> PROBLEM STATEMENT:
Make an exact copy of the entries, and keep any pictures out of it.

(Records with drawing code)
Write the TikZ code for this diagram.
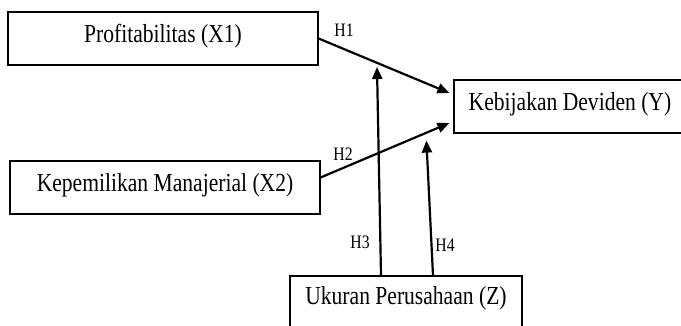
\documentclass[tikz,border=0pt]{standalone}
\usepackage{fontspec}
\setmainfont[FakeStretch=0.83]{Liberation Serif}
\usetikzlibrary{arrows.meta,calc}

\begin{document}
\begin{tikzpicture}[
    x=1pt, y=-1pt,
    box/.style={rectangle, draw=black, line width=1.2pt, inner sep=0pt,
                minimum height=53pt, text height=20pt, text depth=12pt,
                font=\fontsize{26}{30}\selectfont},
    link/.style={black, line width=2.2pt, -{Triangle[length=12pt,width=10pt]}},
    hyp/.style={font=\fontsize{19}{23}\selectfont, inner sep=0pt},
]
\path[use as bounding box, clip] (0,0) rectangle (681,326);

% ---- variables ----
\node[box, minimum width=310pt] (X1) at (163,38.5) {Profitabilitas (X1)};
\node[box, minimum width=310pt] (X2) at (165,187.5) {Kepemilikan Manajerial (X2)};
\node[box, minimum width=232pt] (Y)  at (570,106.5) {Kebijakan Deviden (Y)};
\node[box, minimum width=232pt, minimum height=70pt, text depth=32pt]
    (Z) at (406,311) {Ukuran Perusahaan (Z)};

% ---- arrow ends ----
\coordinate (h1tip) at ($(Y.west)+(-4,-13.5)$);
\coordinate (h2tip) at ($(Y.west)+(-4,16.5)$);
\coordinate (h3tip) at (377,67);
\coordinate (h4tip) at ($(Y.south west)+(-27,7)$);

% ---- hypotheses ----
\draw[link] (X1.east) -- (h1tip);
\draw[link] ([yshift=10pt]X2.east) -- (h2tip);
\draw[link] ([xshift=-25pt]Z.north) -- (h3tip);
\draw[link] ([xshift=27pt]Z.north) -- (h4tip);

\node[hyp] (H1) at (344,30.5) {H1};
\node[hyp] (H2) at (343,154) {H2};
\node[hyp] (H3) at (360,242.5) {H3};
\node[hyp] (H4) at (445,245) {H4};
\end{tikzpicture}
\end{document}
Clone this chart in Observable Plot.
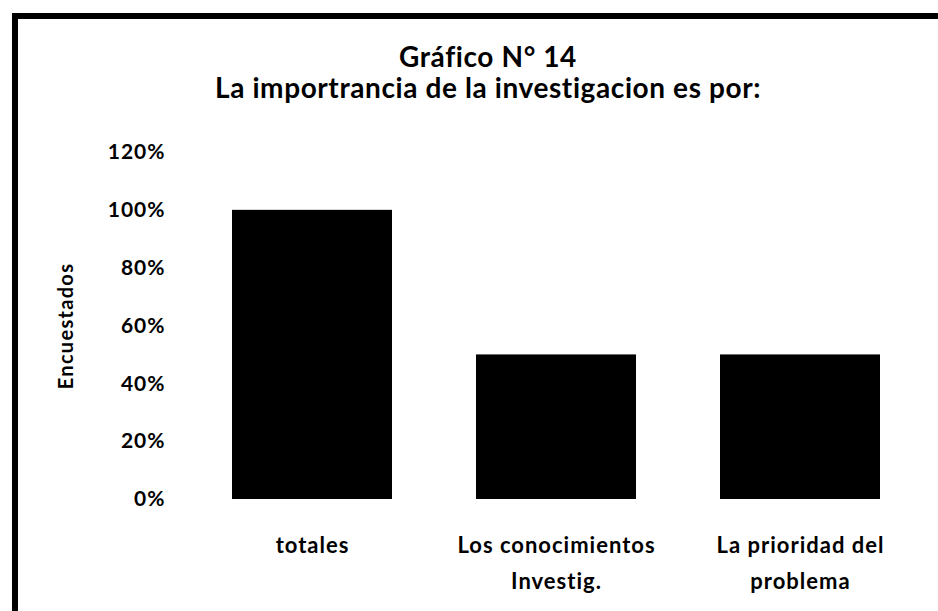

> ANSWER TO THE TASK:
Write the TikZ code for this diagram.
\documentclass[tikz,border=0pt]{standalone}
\usepackage{fontspec}
\setmainfont[FakeStretch=0.83]{Liberation Serif}
\usetikzlibrary{arrows.meta,calc}

\begin{document}
\begin{tikzpicture}[
    x=1pt, y=-1pt,
    box/.style={rectangle, draw=black, line width=1.2pt, inner sep=0pt,
                minimum height=53pt, text height=20pt, text depth=12pt,
                font=\fontsize{26}{30}\selectfont},
    link/.style={black, line width=2.2pt, -{Triangle[length=12pt,width=10pt]}},
    hyp/.style={font=\fontsize{19}{23}\selectfont, inner sep=0pt},
]
\path[use as bounding box, clip] (0,0) rectangle (681,326);

% ---- variables ----
\node[box, minimum width=310pt] (X1) at (163,38.5) {Profitabilitas (X1)};
\node[box, minimum width=310pt] (X2) at (165,187.5) {Kepemilikan Manajerial (X2)};
\node[box, minimum width=232pt] (Y)  at (570,106.5) {Kebijakan Deviden (Y)};
\node[box, minimum width=232pt, minimum height=70pt, text depth=32pt]
    (Z) at (406,311) {Ukuran Perusahaan (Z)};

% ---- arrow ends ----
\coordinate (h1tip) at ($(Y.west)+(-4,-13.5)$);
\coordinate (h2tip) at ($(Y.west)+(-4,16.5)$);
\coordinate (h3tip) at (377,67);
\coordinate (h4tip) at ($(Y.south west)+(-27,7)$);

% ---- hypotheses ----
\draw[link] (X1.east) -- (h1tip);
\draw[link] ([yshift=10pt]X2.east) -- (h2tip);
\draw[link] ([xshift=-25pt]Z.north) -- (h3tip);
\draw[link] ([xshift=27pt]Z.north) -- (h4tip);

\node[hyp] (H1) at (344,30.5) {H1};
\node[hyp] (H2) at (343,154) {H2};
\node[hyp] (H3) at (360,242.5) {H3};
\node[hyp] (H4) at (445,245) {H4};
\end{tikzpicture}
\end{document}
Clone this chart in Observable Plot.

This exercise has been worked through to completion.